▶ _Collected material_
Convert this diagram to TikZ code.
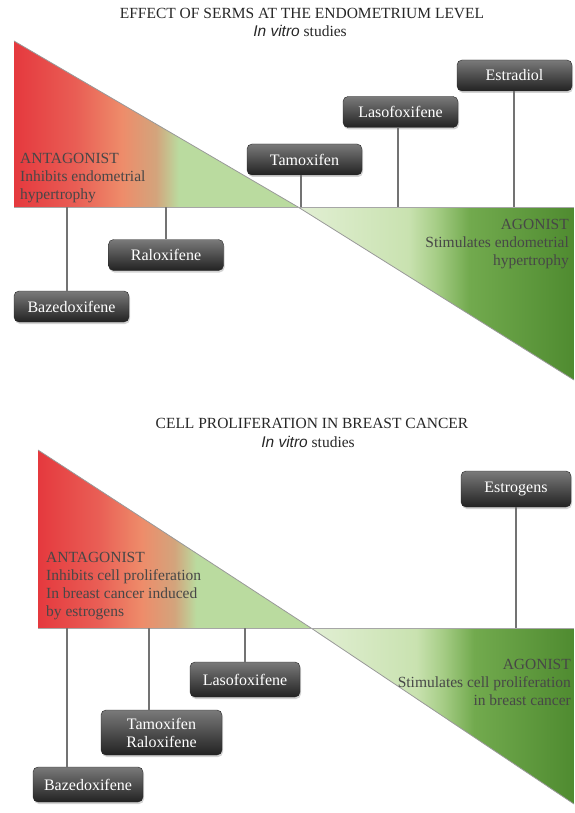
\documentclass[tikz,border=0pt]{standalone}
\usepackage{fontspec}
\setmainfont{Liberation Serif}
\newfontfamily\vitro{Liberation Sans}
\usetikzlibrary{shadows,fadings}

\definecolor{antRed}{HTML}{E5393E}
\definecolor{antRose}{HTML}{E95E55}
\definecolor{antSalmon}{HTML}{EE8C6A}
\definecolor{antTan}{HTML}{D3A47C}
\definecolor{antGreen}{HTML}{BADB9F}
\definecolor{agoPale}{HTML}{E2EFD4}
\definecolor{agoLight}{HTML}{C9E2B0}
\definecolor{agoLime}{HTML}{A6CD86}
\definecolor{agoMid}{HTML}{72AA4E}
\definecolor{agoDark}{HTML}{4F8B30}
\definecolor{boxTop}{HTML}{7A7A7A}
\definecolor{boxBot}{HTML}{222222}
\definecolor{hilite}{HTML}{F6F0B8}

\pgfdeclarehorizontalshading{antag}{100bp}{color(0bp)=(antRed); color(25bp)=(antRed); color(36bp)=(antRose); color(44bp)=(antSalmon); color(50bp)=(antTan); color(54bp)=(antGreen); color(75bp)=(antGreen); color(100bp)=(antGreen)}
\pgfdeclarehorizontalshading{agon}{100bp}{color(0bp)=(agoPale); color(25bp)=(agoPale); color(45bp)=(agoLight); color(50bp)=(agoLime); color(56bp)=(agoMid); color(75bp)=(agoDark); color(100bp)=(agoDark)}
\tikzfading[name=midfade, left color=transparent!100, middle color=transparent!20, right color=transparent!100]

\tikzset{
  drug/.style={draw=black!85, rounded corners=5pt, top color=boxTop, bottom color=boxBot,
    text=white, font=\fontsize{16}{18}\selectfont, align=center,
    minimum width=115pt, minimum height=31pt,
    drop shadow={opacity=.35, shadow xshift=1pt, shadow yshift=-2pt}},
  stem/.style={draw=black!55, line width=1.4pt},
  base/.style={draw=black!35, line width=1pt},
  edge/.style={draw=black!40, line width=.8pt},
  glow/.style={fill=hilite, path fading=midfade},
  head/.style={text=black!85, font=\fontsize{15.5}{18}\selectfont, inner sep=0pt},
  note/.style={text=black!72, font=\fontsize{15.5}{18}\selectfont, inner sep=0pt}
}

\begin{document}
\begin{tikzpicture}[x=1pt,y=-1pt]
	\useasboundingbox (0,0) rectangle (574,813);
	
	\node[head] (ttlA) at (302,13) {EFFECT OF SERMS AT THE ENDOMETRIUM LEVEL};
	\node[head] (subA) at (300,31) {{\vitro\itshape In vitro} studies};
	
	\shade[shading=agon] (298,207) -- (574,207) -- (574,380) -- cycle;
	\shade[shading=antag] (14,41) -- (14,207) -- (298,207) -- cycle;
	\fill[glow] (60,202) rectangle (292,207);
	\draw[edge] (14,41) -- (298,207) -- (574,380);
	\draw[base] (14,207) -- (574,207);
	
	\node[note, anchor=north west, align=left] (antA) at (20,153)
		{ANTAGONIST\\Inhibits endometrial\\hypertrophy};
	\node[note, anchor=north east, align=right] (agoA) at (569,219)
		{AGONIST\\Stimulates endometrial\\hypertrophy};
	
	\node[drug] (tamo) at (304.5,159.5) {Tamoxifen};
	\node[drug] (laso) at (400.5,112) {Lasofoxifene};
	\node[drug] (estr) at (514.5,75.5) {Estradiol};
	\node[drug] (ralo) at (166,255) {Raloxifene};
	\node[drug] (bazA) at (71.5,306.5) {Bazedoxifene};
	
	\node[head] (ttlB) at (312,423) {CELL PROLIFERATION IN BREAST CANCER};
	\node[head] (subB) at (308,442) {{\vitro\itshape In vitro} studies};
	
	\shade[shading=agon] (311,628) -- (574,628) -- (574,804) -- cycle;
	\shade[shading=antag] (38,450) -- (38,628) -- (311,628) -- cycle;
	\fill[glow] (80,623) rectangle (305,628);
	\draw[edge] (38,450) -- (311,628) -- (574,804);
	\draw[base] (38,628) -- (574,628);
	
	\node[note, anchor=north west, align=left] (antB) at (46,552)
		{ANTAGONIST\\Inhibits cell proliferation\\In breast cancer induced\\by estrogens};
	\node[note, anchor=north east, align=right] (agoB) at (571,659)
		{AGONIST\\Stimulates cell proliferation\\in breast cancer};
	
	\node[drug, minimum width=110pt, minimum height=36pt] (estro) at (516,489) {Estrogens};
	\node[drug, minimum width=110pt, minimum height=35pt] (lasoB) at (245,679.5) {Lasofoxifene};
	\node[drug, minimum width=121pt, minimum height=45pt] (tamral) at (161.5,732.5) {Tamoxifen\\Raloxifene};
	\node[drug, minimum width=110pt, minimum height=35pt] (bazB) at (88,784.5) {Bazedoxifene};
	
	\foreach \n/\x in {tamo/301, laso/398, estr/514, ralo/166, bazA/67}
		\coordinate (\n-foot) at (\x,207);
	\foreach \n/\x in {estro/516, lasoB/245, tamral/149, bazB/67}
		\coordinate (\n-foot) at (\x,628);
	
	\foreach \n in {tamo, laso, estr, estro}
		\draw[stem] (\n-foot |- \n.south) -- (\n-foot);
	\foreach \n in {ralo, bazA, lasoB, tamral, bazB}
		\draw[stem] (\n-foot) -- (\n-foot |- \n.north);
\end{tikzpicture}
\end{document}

▶ _Direction_
Reproduce the material above in full, exactly, with no images.

▶ _Written response_
Convert this diagram to TikZ code.
\documentclass[tikz,border=0pt]{standalone}
\usepackage{fontspec}
\setmainfont{Liberation Serif}
\newfontfamily\vitro{Liberation Sans}
\usetikzlibrary{shadows,fadings}

\definecolor{antRed}{HTML}{E5393E}
\definecolor{antRose}{HTML}{E95E55}
\definecolor{antSalmon}{HTML}{EE8C6A}
\definecolor{antTan}{HTML}{D3A47C}
\definecolor{antGreen}{HTML}{BADB9F}
\definecolor{agoPale}{HTML}{E2EFD4}
\definecolor{agoLight}{HTML}{C9E2B0}
\definecolor{agoLime}{HTML}{A6CD86}
\definecolor{agoMid}{HTML}{72AA4E}
\definecolor{agoDark}{HTML}{4F8B30}
\definecolor{boxTop}{HTML}{7A7A7A}
\definecolor{boxBot}{HTML}{222222}
\definecolor{hilite}{HTML}{F6F0B8}

\pgfdeclarehorizontalshading{antag}{100bp}{color(0bp)=(antRed); color(25bp)=(antRed); color(36bp)=(antRose); color(44bp)=(antSalmon); color(50bp)=(antTan); color(54bp)=(antGreen); color(75bp)=(antGreen); color(100bp)=(antGreen)}
\pgfdeclarehorizontalshading{agon}{100bp}{color(0bp)=(agoPale); color(25bp)=(agoPale); color(45bp)=(agoLight); color(50bp)=(agoLime); color(56bp)=(agoMid); color(75bp)=(agoDark); color(100bp)=(agoDark)}
\tikzfading[name=midfade, left color=transparent!100, middle color=transparent!20, right color=transparent!100]

\tikzset{
  drug/.style={draw=black!85, rounded corners=5pt, top color=boxTop, bottom color=boxBot,
    text=white, font=\fontsize{16}{18}\selectfont, align=center,
    minimum width=115pt, minimum height=31pt,
    drop shadow={opacity=.35, shadow xshift=1pt, shadow yshift=-2pt}},
  stem/.style={draw=black!55, line width=1.4pt},
  base/.style={draw=black!35, line width=1pt},
  edge/.style={draw=black!40, line width=.8pt},
  glow/.style={fill=hilite, path fading=midfade},
  head/.style={text=black!85, font=\fontsize{15.5}{18}\selectfont, inner sep=0pt},
  note/.style={text=black!72, font=\fontsize{15.5}{18}\selectfont, inner sep=0pt}
}

\begin{document}
\begin{tikzpicture}[x=1pt,y=-1pt]
	\useasboundingbox (0,0) rectangle (574,813);
	
	\node[head] (ttlA) at (302,13) {EFFECT OF SERMS AT THE ENDOMETRIUM LEVEL};
	\node[head] (subA) at (300,31) {{\vitro\itshape In vitro} studies};
	
	\shade[shading=agon] (298,207) -- (574,207) -- (574,380) -- cycle;
	\shade[shading=antag] (14,41) -- (14,207) -- (298,207) -- cycle;
	\fill[glow] (60,202) rectangle (292,207);
	\draw[edge] (14,41) -- (298,207) -- (574,380);
	\draw[base] (14,207) -- (574,207);
	
	\node[note, anchor=north west, align=left] (antA) at (20,153)
		{ANTAGONIST\\Inhibits endometrial\\hypertrophy};
	\node[note, anchor=north east, align=right] (agoA) at (569,219)
		{AGONIST\\Stimulates endometrial\\hypertrophy};
	
	\node[drug] (tamo) at (304.5,159.5) {Tamoxifen};
	\node[drug] (laso) at (400.5,112) {Lasofoxifene};
	\node[drug] (estr) at (514.5,75.5) {Estradiol};
	\node[drug] (ralo) at (166,255) {Raloxifene};
	\node[drug] (bazA) at (71.5,306.5) {Bazedoxifene};
	
	\node[head] (ttlB) at (312,423) {CELL PROLIFERATION IN BREAST CANCER};
	\node[head] (subB) at (308,442) {{\vitro\itshape In vitro} studies};
	
	\shade[shading=agon] (311,628) -- (574,628) -- (574,804) -- cycle;
	\shade[shading=antag] (38,450) -- (38,628) -- (311,628) -- cycle;
	\fill[glow] (80,623) rectangle (305,628);
	\draw[edge] (38,450) -- (311,628) -- (574,804);
	\draw[base] (38,628) -- (574,628);
	
	\node[note, anchor=north west, align=left] (antB) at (46,552)
		{ANTAGONIST\\Inhibits cell proliferation\\In breast cancer induced\\by estrogens};
	\node[note, anchor=north east, align=right] (agoB) at (571,659)
		{AGONIST\\Stimulates cell proliferation\\in breast cancer};
	
	\node[drug, minimum width=110pt, minimum height=36pt] (estro) at (516,489) {Estrogens};
	\node[drug, minimum width=110pt, minimum height=35pt] (lasoB) at (245,679.5) {Lasofoxifene};
	\node[drug, minimum width=121pt, minimum height=45pt] (tamral) at (161.5,732.5) {Tamoxifen\\Raloxifene};
	\node[drug, minimum width=110pt, minimum height=35pt] (bazB) at (88,784.5) {Bazedoxifene};
	
	\foreach \n/\x in {tamo/301, laso/398, estr/514, ralo/166, bazA/67}
		\coordinate (\n-foot) at (\x,207);
	\foreach \n/\x in {estro/516, lasoB/245, tamral/149, bazB/67}
		\coordinate (\n-foot) at (\x,628);
	
	\foreach \n in {tamo, laso, estr, estro}
		\draw[stem] (\n-foot |- \n.south) -- (\n-foot);
	\foreach \n in {ralo, bazA, lasoB, tamral, bazB}
		\draw[stem] (\n-foot) -- (\n-foot |- \n.north);
\end{tikzpicture}
\end{document}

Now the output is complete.